Oil prices edge higher on Middle East tensions, rate cut cheer

investing.com 23/09/2024 - 01:53 AM

Oil Prices Edge Higher Amid Tensions and Interest Rate Cuts

Oil prices rose in volatile trading on Monday, driven by heightened Middle East tensions and expectations of demand improvement from lower interest rates.

As of 08:50 ET (12:50 GMT), Brent oil futures climbed 0.1% to $73.72 a barrel, and West Texas Intermediate crude also rose 0.1% to $71.07 a barrel.

Fed Rate Cut Boosts Oil, More Economic Cues Awaited

Crude prices had slightly dipped after a two-week recovery from close to three-year lows, influenced by the Federal Reserve’s significant interest rate cuts. This decision has bolstered hopes that lower rates will stimulate economic growth, potentially increasing crude demand.

Both oil benchmarks saw more than a 4% rise last week. This week, more insights on the Fed’s position will emerge as several officials, particularly Chair Jerome Powell, are scheduled to speak. The Fed’s preferred inflation measure, the PCE price index, will also be released on Friday.

In addition to the Fed, the Swiss National Bank and the Swedish central bank are expected to meet this week, with anticipated interest rate cuts from both institutions.

Middle East Tensions Remain in Play

Traders are attaching risk premiums to oil prices, as tensions in the Middle East show few signs of abating. Israel continues its strikes in Gaza and Lebanon, maintaining concerns over the possibility of an all-out war in the region. Hezbollah has stated its intent to retaliate against Israel for the alleged detonation of devices used by the group.

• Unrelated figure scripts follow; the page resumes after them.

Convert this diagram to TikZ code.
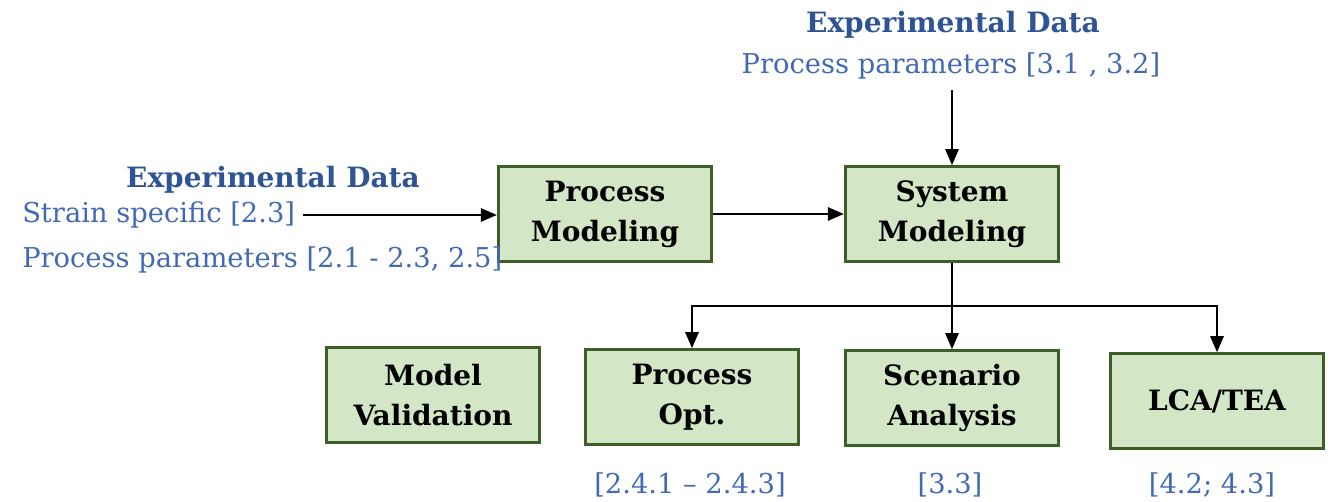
\documentclass[tikz,border=0pt]{standalone}
\usepackage{fontspec}
\setmainfont{DejaVu Serif}
\usepackage{xcolor}
\usepackage{tikz}
\usetikzlibrary{positioning, arrows.meta, calc}
\definecolor{boxfill}{HTML}{D3E6C5}
\definecolor{boxline}{HTML}{3E5E27}
\definecolor{headblue}{HTML}{2F5496}
\definecolor{refblue}{HTML}{4169B4}
\tikzset{
  modbox/.style={draw=boxline, fill=boxfill, line width=2.2pt, align=center,
                 minimum width=160pt, minimum height=71pt, text=black,
                 font=\fontsize{21}{30}\selectfont\bfseries},
  headtxt/.style={text=headblue, font=\fontsize{21}{24}\selectfont\bfseries, inner sep=0pt},
  reftxt/.style={text=refblue, font=\fontsize{20.5}{24}\selectfont, inner sep=0pt},
  arr/.style={-{Triangle[length=12pt, width=10pt]}, draw=black, line width=1.4pt},
}
\begin{document}
\begin{tikzpicture}[x=0.75pt, y=0.75pt]
  \useasboundingbox (0,0) rectangle (1332,502);
  \node[modbox] (pm) at (605,288) {Process\\Modeling};
  \node[modbox] (sm) at (952,288) {System\\Modeling};
  \node[modbox] (mv) at (433,107) {Model\\Validation};
  \node[modbox] (po) at (692,105) {Process\\Opt.};
  \node[modbox] (sa) at (952,104) {Scenario\\Analysis};
  \node[modbox] (lca) at (1217,101) {LCA/TEA};
  \node[headtxt] (lhead) at (273,322) {Experimental Data};
  \node[reftxt, anchor=west] (strain) at (22,287) {Strain specific [2.3]};
  \node[reftxt, anchor=west] (lpar) at (22,242) {Process parameters [2.1 - 2.3, 2.5]};
  \node[headtxt] (thead) at (953,477) {Experimental Data};
  \node[reftxt] (tpar) at (951,436) {Process parameters [3.1 , 3.2]};
  \node[reftxt] (poref) at (690,17) {[2.4.1 -- 2.4.3]};
  \node[reftxt] (saref) at (950,17) {[3.3]};
  \node[reftxt] (lcaref) at (1212,17) {[4.2; 4.3]};
  \coordinate (split) at ($(sm.south)!0.5!(sa.north)$);
  \draw[arr] ([xshift=6pt]strain.east) -- (strain.east -| pm.west);
  \draw[arr] (pm.east) -- (sm.west);
  \draw[arr] ([yshift=-8pt]tpar.south -| sm.north) -- (sm.north);
  \draw[arr] (sm.south) -- (sa.north);
  \draw[arr] (split) -| (po.north);
  \draw[arr] (split) -| (lca.north);
\end{tikzpicture}
\end{document}
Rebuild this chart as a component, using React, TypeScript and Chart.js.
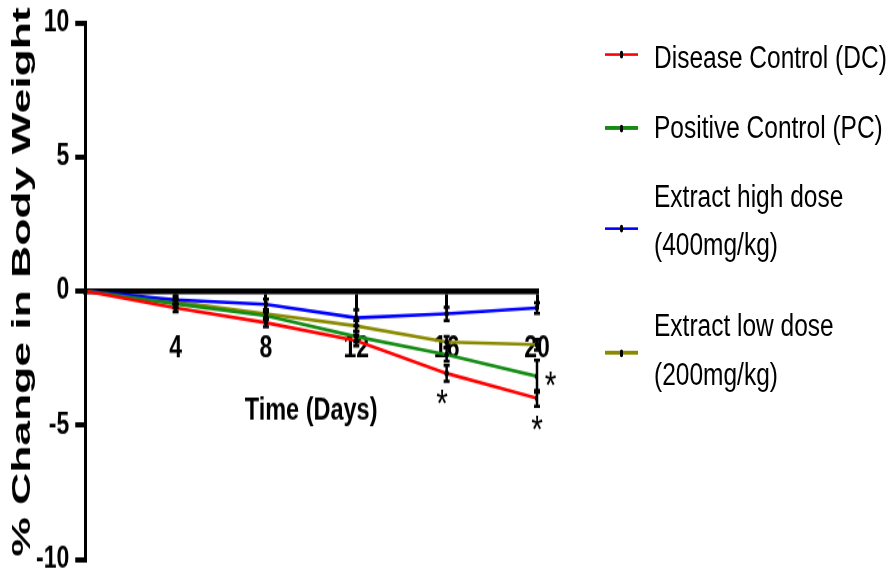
import React, { useEffect, useRef } from 'react';
import { Chart, registerables } from 'chart.js';

Chart.register(...registerables);

// ---- data ----
const days = [0, 4, 8, 12, 16, 20];
const seriesLabels = ['Disease Control (DC)', 'Positive Control (PC)', 'Extract high dose (400mg/kg)', 'Extract low dose (200mg/kg)'];
const legendLines = [['Disease Control (DC)'], ['Positive Control (PC)'], ['Extract high dose', '(400mg/kg)'], ['Extract low dose', '(200mg/kg)']];
const seriesColors = ['#ff0000', '#148c14', '#0000ff', '#8a8a00'];
const diseaseControl = [0, -0.63, -1.18, -1.85, -3.07, -4.0];
const positiveControl = [0, -0.48, -0.92, -1.7, -2.37, -3.18];
const highDose = [0, -0.33, -0.5, -1.0, -0.85, -0.63];
const lowDose = [0, -0.4, -0.85, -1.3, -1.9, -2.0];
const diseaseControlErr = [0, 0.15, 0.15, 0.2, 0.3, 0.3];
const positiveControlErr = [0, 0.15, 0.15, 0.2, 0.25, 0.6];
const highDoseErr = [0, 0.15, 0.2, 0.3, 0.25, 0.2];
const lowDoseErr = [0, 0.1, 0.15, 0.2, 0.2, 0.2];
const xTickStep = 4;
const yMin = -10;
const yMax = 10;
const yTickStep = 5;
const xTitle = 'Time (Days)';
const yTitle = '% Change in Body Weight';
// significance markers (data coordinates)
const starDays = [15.8, 20.6, 20];
const starValues = [-3.8, -3.15, -4.8];

const seriesValues = [diseaseControl, positiveControl, highDose, lowDose];
const seriesErrors = [diseaseControlErr, positiveControlErr, highDoseErr, lowDoseErr];

const SANS = "'Liberation Sans', Arial, sans-serif";
// the figure is stretched vertically; draw in a shorter box and stretch it
const STRETCH = 582 / 448;

const errorBarPlugin = {
  id: 'errorBars',
  afterDatasetsDraw(chart: any) {
    const ctx = chart.ctx;
    const yScale = chart.scales.y;
    const xScale = chart.scales.x;
    ctx.save();
    ctx.strokeStyle = '#000';
    ctx.lineWidth = 2.5;
    chart.data.datasets.forEach((ds: any, di: number) => {
      const errs = seriesErrors[di];
      ds.data.forEach((pt: any, i: number) => {
        const e = errs[i];
        if (!e) return;
        const x = xScale.getPixelForValue(pt.x);
        const yTop = yScale.getPixelForValue(pt.y + e);
        const yBot = yScale.getPixelForValue(pt.y - e);
        ctx.beginPath();
        ctx.moveTo(x, yTop);
        ctx.lineTo(x, yBot);
        ctx.moveTo(x - 3, yTop);
        ctx.lineTo(x + 3, yTop);
        ctx.moveTo(x - 3, yBot);
        ctx.lineTo(x + 3, yBot);
        ctx.stroke();
      });
    });
    ctx.restore();
  },
};

const starPlugin = {
  id: 'stars',
  afterDatasetsDraw(chart: any) {
    const ctx = chart.ctx;
    const size = 30;
    ctx.save();
    ctx.fillStyle = '#000';
    ctx.font = `${size}px ${SANS}`;
    ctx.textAlign = 'center';
    ctx.textBaseline = 'alphabetic';
    starDays.forEach((d, i) => {
      const x = chart.scales.x.getPixelForValue(d);
      const y = chart.scales.y.getPixelForValue(starValues[i]);
      ctx.fillText('*', x, y + size * 0.57);
    });
    ctx.restore();
  },
};

function App() {
  const canvasRef = useRef<HTMLCanvasElement | null>(null);

  useEffect(() => {
    if (!canvasRef.current) return;
    const chart = new Chart(canvasRef.current, {
      type: 'line',
      data: {
        datasets: seriesValues.map((vals, i) => ({
          label: seriesLabels[i],
          data: days.map((d, j) => ({ x: d, y: vals[j] })),
          borderColor: seriesColors[i],
          backgroundColor: seriesColors[i],
          borderWidth: 2.6,
          pointRadius: 2.3,
          pointBackgroundColor: '#000',
          pointBorderWidth: 0,
          tension: 0,
          fill: false,
        })),
      },
      options: {
        animation: false,
        responsive: true,
        maintainAspectRatio: false,
        events: [],
        layout: { padding: { left: 30, right: 357, top: 15.5, bottom: 8.5 } },
        plugins: {
          legend: { display: false },
          tooltip: { enabled: false },
        },
        scales: {
          x: {
            type: 'linear',
            position: { y: 0 } as any,
            min: 0,
            max: 20,
            border: { display: true, color: '#000', width: 4.5 },
            grid: { drawOnChartArea: false, drawTicks: true, tickLength: 12, color: '#000', lineWidth: 3 },
            ticks: {
              stepSize: xTickStep,
              padding: 19,
              color: '#000',
              font: { family: SANS, size: 23, weight: 'bold' },
              callback: (v: any) => (v === 0 ? '' : String(v)),
            },
            title: {
              display: true,
              text: xTitle,
              color: '#000',
              padding: { top: 1, bottom: 0 },
              font: { family: SANS, size: 23.5, weight: 'bold' },
            },
          },
          y: {
            type: 'linear',
            position: 'left',
            min: yMin,
            max: yMax,
            border: { display: true, color: '#000', width: 3 },
            grid: { drawOnChartArea: false, drawTicks: true, tickLength: 10, color: '#000', lineWidth: 4 },
            ticks: {
              stepSize: yTickStep,
              padding: 6,
              color: '#000',
              font: { family: SANS, size: 23, weight: 'bold', lineHeight: 1 },
            },
            title: { display: false },
          },
        },
      },
      plugins: [errorBarPlugin, starPlugin],
    });
    return () => chart.destroy();
  }, []);

  const legendRows = [
    { sampleY: 42.3, textTop: 43.1 - 18.5 },
    { sampleY: 98.5, textTop: 97.7 - 18.5 },
    { sampleY: 176.2, textTop: 150.8 - 18.5 },
    { sampleY: 271.5, textTop: 250.8 - 18.5 },
  ];

  return (
    <div style={{ position: 'fixed', left: 0, top: 0, width: 894, height: 582, background: '#fff', overflow: 'hidden' }}>
      <div
        style={{
          position: 'absolute',
          left: 0,
          top: 0,
          width: 894,
          height: 448,
          transform: `scaleY(${STRETCH})`,
          transformOrigin: '0 0',
        }}
      >
        <canvas ref={canvasRef} />
        <div
          style={{
            position: 'absolute',
            left: 21,
            top: 217,
            transform: 'translate(-50%, -50%) rotate(-90deg) scaleX(1.29)',
            whiteSpace: 'nowrap',
            fontFamily: SANS,
            fontWeight: 'bold',
            fontSize: 26.5,
            lineHeight: '30px',
            color: '#000',
          }}
        >
          {yTitle}
        </div>
        {legendRows.map((r, i) => (
          <React.Fragment key={i}>
            <div style={{ position: 'absolute', left: 605, top: r.sampleY - 1.2, width: 33, height: 2.4, background: seriesColors[i] }} />
            <div style={{ position: 'absolute', left: 619.5, top: r.sampleY - 3, width: 3, height: 6, background: '#000', borderRadius: 1.5 }} />
            <div
              style={{
                position: 'absolute',
                left: 654,
                top: r.textTop,
                fontFamily: SANS,
                fontSize: 24.5,
                lineHeight: '37px',
                color: '#000',
                whiteSpace: 'nowrap',
              }}
            >
              {legendLines[i].map((t, k) => (
                <div key={k}>{t}</div>
              ))}
            </div>
          </React.Fragment>
        ))}
      </div>
    </div>
  );
}

export default App;
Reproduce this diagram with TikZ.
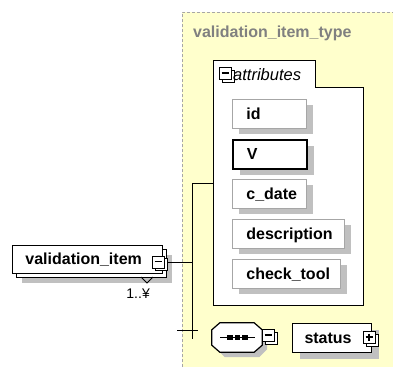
\documentclass[tikz,border=0pt]{standalone}
\usepackage{fontspec}
\setmainfont{Liberation Sans}
\usetikzlibrary{shadows,backgrounds}
\definecolor{ybg}{HTML}{FFFFCC}
\definecolor{shd}{HTML}{C0C0C0}
\begin{document}
\begin{tikzpicture}[x=1pt,y=-1pt,
  lbl/.style={font=\bfseries\fontsize{16}{16}\selectfont},
  shdw/.style={drop shadow={shadow xshift=7pt,shadow yshift=-6pt,fill=shd,opacity=1}},
  attr/.style={lbl, draw=gray!70, line width=0.8pt, fill=white, anchor=north west,
     inner xsep=14pt, inner ysep=0pt, minimum height=29pt, text height=12pt,
     text depth=1pt, align=left, shdw},
  req/.style={attr, draw=black, line width=1.5pt},
  conn/.style={draw=black, line width=1pt},
  btnm/.pic={
    \draw[fill=white, line width=1pt] (3,3) rectangle (15,15);
    \node[draw, fill=white, line width=1pt, minimum size=12pt, inner sep=0pt, anchor=north west] (-b) at (0,0) {};
    \draw[line width=1.2pt] (2.5,6) -- (9.5,6);
  },
  btnp/.pic={
    \draw[fill=white, line width=1pt] (3,3) rectangle (15,15);
    \node[draw, fill=white, line width=1pt, minimum size=12pt, inner sep=0pt, anchor=north west] (-b) at (0,0) {};
    \draw[line width=1.2pt] (2.5,6) -- (9.5,6) (6,2.5) -- (6,9.5);
  },
]
\useasboundingbox (0,0) rectangle (393,367);
% type area
\fill[ybg] (182,12) rectangle (393,367);
\draw[gray!70, densely dashed, line width=0.8pt] (182,367) -- (182,12) -- (393,12);
\node[lbl, text=gray, anchor=base west, inner sep=0pt] (title) at (193,37) {validation\_item\_type};

% attributes panel
\draw[fill=white, line width=1pt] (213,60) -- (315,60) -- (315,87) -- (363,87) -- (363,305) -- (213,305) -- cycle;
\coordinate (attrin) at (213,183);
\pic (attrbtn) at (219,67) {btnm};
\node[font=\itshape\fontsize{16.5}{16.5}\selectfont, anchor=base west, inner sep=0pt] (attrlbl) at (233,80) {attributes};

\node[attr, text width=46pt] (id) at (232,99) {id};
\node[req, text width=46pt] (v) at (232,139) {V};
\node[attr, text width=46pt] (cdate) at (232,179) {c\_date};
\node[attr, text width=84pt] (desc) at (232,219) {description};
\node[attr, text width=80pt] (ctool) at (232,259) {check\_tool};

% element validation_item
\fill[shd] (22,255) rectangle (172,283);
\draw[fill=white, line width=0.8pt] (16,249) rectangle (166,277);
\node[lbl, draw, fill=white, line width=0.8pt, anchor=north west, minimum width=150pt,
  minimum height=28pt, text width=124pt, inner xsep=13pt, inner ysep=0pt,
  text height=12pt, text depth=1pt, align=left] (vi) at (12,245) {validation\_item};
\pic (vibtn) at (152,255.5) {btnm};
\draw[line width=0.8pt] (141,277) -- (147,283) -- (153,277);
\node[font=\fontsize{14}{14}\selectfont, anchor=base east, inner sep=0pt] (mult) at (150,298) {1..¥};

% connectors
\coordinate (jtop) at (192,183);
\coordinate (jbot) at (192,339);
\coordinate (tickl) at (177,330);
\coordinate (tickr) at (198,330);
\draw[conn] ([xshift=3pt]vibtn-b.east) -- (vibtn-b.east -| jtop);
\draw[conn] (jtop) -- (jbot);
\draw[conn] (jtop) -- (attrin);
\draw[conn] (tickl) -- (tickr);

% sequence compositor
\node[minimum width=50pt, minimum height=29pt, inner sep=0pt] (seq) at (237,337.5) {};
\fill[shd] ([shift={(13,5)}]seq.north west) -- ([shift={(-3,5)}]seq.north east) -- ([shift={(5,13)}]seq.north east)
  -- ([shift={(5,-3)}]seq.south east) -- ([shift={(-3,5)}]seq.south east) -- ([shift={(13,5)}]seq.south west)
  -- ([shift={(5,-3)}]seq.south west) -- ([shift={(5,13)}]seq.north west) -- cycle;
\draw[fill=white, line width=1.2pt] ([xshift=8pt]seq.north west) -- ([xshift=-8pt]seq.north east) -- ([yshift=-7pt]seq.north east)
  -- ([yshift=7pt]seq.south east) -- ([xshift=-8pt]seq.south east) -- ([xshift=8pt]seq.south west)
  -- ([yshift=7pt]seq.south west) -- ([yshift=-7pt]seq.north west) -- cycle;
\draw[line width=1pt] (220,337.5) -- (255,337.5);
\foreach \x in {227,234.5,242} \fill (\x,335) rectangle +(5.5,5);
\pic (seqbtn) at (262,329) {btnm};

% status
\node[lbl, draw, fill=white, line width=1pt, anchor=north west, minimum height=29pt,
  text width=55pt, inner xsep=12pt, inner ysep=0pt, text height=12pt, text depth=1pt,
  align=left, shdw] (status) at (292,323) {status};
\pic (statbtn) at (363,331) {btnp};
\end{tikzpicture}
\end{document}
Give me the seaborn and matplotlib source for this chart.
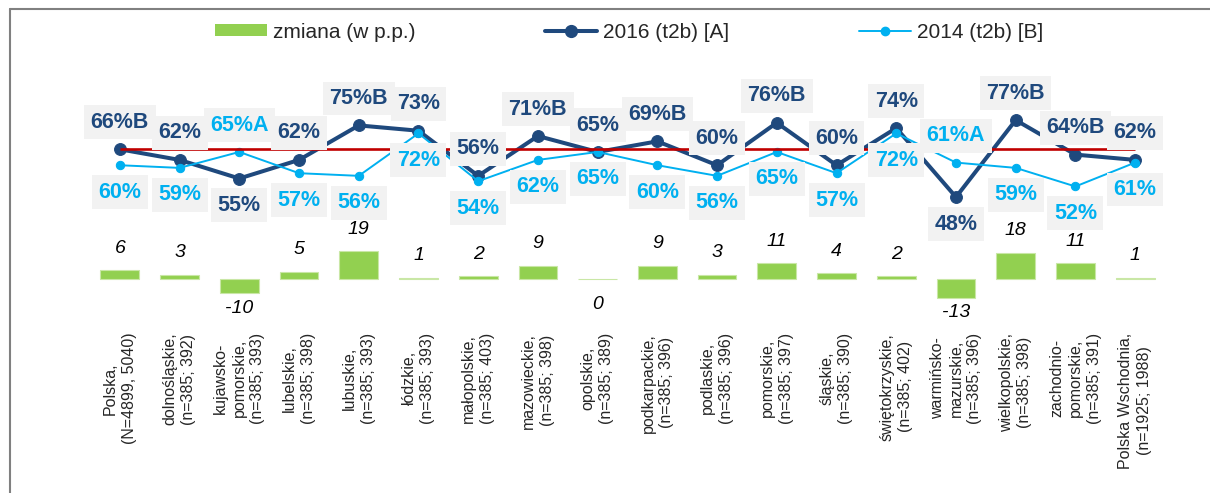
import numpy as np
import pandas as pd
import matplotlib
matplotlib.use("Agg")
import matplotlib.pyplot as plt
from matplotlib.patches import Patch
from matplotlib.lines import Line2D
import seaborn as sns

# Dane
regiony = [
    "Polska,\n(N=4899, 5040)",
    "dolnośląskie,\n(n=385; 392)",
    "kujawsko-\npomorskie,\n(n=385; 393)",
    "lubelskie,\n(n=385; 398)",
    "lubuskie,\n(n=385; 393)",
    "łódzkie,\n(n=385; 393)",
    "małopolskie,\n(n=385; 403)",
    "mazowieckie,\n(n=385; 398)",
    "opolskie,\n(n=385; 389)",
    "podkarpackie,\n(n=385; 396)",
    "podlaskie,\n(n=385; 396)",
    "pomorskie,\n(n=385; 397)",
    "śląskie,\n(n=385; 390)",
    "świętokrzyskie,\n(n=385; 402)",
    "warmińsko-\nmazurskie,\n(n=385; 396)",
    "wielkopolskie,\n(n=385; 398)",
    "zachodnio-\npomorskie,\n(n=385; 391)",
    "Polska Wschodnia,\n(n=1925; 1988)",
]
wyniki_2016 = [66, 62, 55, 62, 75, 73, 56, 71, 65, 69, 60, 76, 60, 74, 48, 77, 64, 62]
wyniki_2014 = [60, 59, 65, 57, 56, 72, 54, 62, 65, 60, 56, 65, 57, 72, 61, 59, 52, 61]
zmiana = [6, 3, -10, 5, 19, 1, 2, 9, 0, 9, 3, 11, 4, 2, -13, 18, 11, 1]
istotnosc_2016 = ["B", "", "", "", "B", "", "", "B", "", "B", "", "B", "", "", "", "B", "B", ""]
istotnosc_2014 = ["", "", "A", "", "", "", "", "", "", "", "", "", "", "", "A", "", "", ""]

# etykiety 2016 nad punktem (1) lub pod (-1), 2014 odwrotnie
strona_2016 = [1, 1, -1, 1, 1, 1, 1, 1, 1, 1, 1, 1, 1, 1, -1, 1, 1, 1]
strona_2014 = [-1, -1, 1, -1, -1, -1, -1, -1, -1, -1, -1, -1, -1, -1, 1, -1, -1, -1]

granat = "#1F497D"
niebieski = "#00B0F0"
zielony = "#92D050"
czerwony = "#C00000"

df = pd.DataFrame({
    "region": regiony,
    "poz": np.arange(len(regiony)),
    "2016": wyniki_2016,
    "2014": wyniki_2014,
    "zmiana": zmiana,
})

sns.set_style("white")
plt.rcParams["font.family"] = ["Liberation Sans", "DejaVu Sans"]

fig = plt.figure(figsize=(12.1, 4.93), dpi=100)
ax = fig.add_axes([90 / 1210, 163 / 493, 1075 / 1210, 290 / 493])

# Słupki zmiany
sns.barplot(data=df, x="region", y="zmiana", color=zielony, width=0.65,
            saturation=1, edgecolor="#c9e7a6", linewidth=0.8, ax=ax)
ax.set_ylim(-35.2, 164.8)
ax.set_xlim(-0.5, len(regiony) - 0.5)

for i, v in enumerate(zmiana):
    if v > 0:
        off = 15.8
    elif v < 0:
        off = -10.5
    else:
        off = -18.5
    ax.annotate(str(v), (i, v), xytext=(0, off),
                textcoords="offset points", ha="center", va="center",
                fontsize=14, style="italic", color="black")

# Linie
ax2 = ax.twinx()
sns.lineplot(data=df, x="poz", y="2016", ax=ax2, color=granat, linewidth=2.9,
             marker="o", markersize=8.5, markeredgecolor=granat, zorder=3)
sns.lineplot(data=df, x="poz", y="2014", ax=ax2, color=niebieski, linewidth=1.4,
             marker="o", markersize=6, markeredgecolor=niebieski, zorder=3)
ax2.hlines(wyniki_2016[0], 0, len(regiony) - 1, color=czerwony, linewidth=1.9, zorder=4)
ax2.set_ylim(-2.06, 107.17)
ax2.set_xlim(-0.5, len(regiony) - 0.5)

for i in range(len(regiony)):
    ax2.annotate(f"{wyniki_2016[i]}%{istotnosc_2016[i]}", (i, wyniki_2016[i]),
                 xytext=(0, 19.4 * strona_2016[i]), textcoords="offset points",
                 ha="center", va="center", fontsize=15.5, fontweight="bold", color=granat,
                 bbox=dict(boxstyle="square,pad=0.3", fc="#F2F2F2", ec="none"), zorder=6)
    ax2.annotate(f"{wyniki_2014[i]}%{istotnosc_2014[i]}", (i, wyniki_2014[i]),
                 xytext=(0, 19.4 * strona_2014[i]), textcoords="offset points",
                 ha="center", va="center", fontsize=15.5, fontweight="bold", color=niebieski,
                 bbox=dict(boxstyle="square,pad=0.3", fc="#F2F2F2", ec="none"), zorder=6)

# Osie
for a in (ax, ax2):
    for s in a.spines.values():
        s.set_visible(False)
    a.set_yticks([])
    a.set_ylabel("")
    a.set_xlabel("")
ax.tick_params(axis="x", length=0, pad=2)
ax.set_xticks(range(len(regiony)))
ax.set_xticklabels(regiony, rotation=90, fontsize=11.5, ha="center", va="top",
                   multialignment="center", linespacing=1.3)
ax2.tick_params(axis="x", length=0, labelbottom=False)

# Legenda
uchwyty = [
    Patch(facecolor=zielony, edgecolor="none"),
    Line2D([], [], color=granat, linewidth=2.9, marker="o", markersize=8.5),
    Line2D([], [], color=niebieski, linewidth=1.4, marker="o", markersize=6),
]
fig.legend(uchwyty, ["zmiana (w p.p.)", "2016 (t2b) [A]", "2014 (t2b) [B]"],
           loc="center", bbox_to_anchor=(629 / 1210, 1 - 32 / 493), ncol=3,
           frameon=False, fontsize=15, handlelength=2.5, handleheight=0.5,
           handletextpad=0.3, columnspacing=6.2)

# Ramka
fig.add_artist(Line2D([9.5 / 1210, 9.5 / 1210], [0, 1 - 8.5 / 493], transform=fig.transFigure,
                      color="#808080", linewidth=1.5))
fig.add_artist(Line2D([9.5 / 1210, 1], [1 - 8.5 / 493, 1 - 8.5 / 493], transform=fig.transFigure,
                      color="#808080", linewidth=1.5))

fig.savefig("out.png", dpi=100)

The ongoing conflict and threats of war raise alarm that a broader conflict could disrupt oil supplies from this critical region, tightening global markets.

Sentiment "Decisively Bearish"

Despite the rise in prices, analysts at Bank of America indicated that sentiment among energy investors has turned notably bearish. This shift follows plans by the Organization of the Petroleum Exporting Countries (OPEC) and its allies (OPEC+) to unwind additional voluntary output cuts. OPEC+ intends to gradually reinstate 2.2 million barrels per day from December 2024 to November 2025, though this timeline has faced previous delays.

Speculative net positioning in petroleum futures and options has recently dipped to the lowest since at least 2011, indicating that investors are bracing for a declining energy price environment.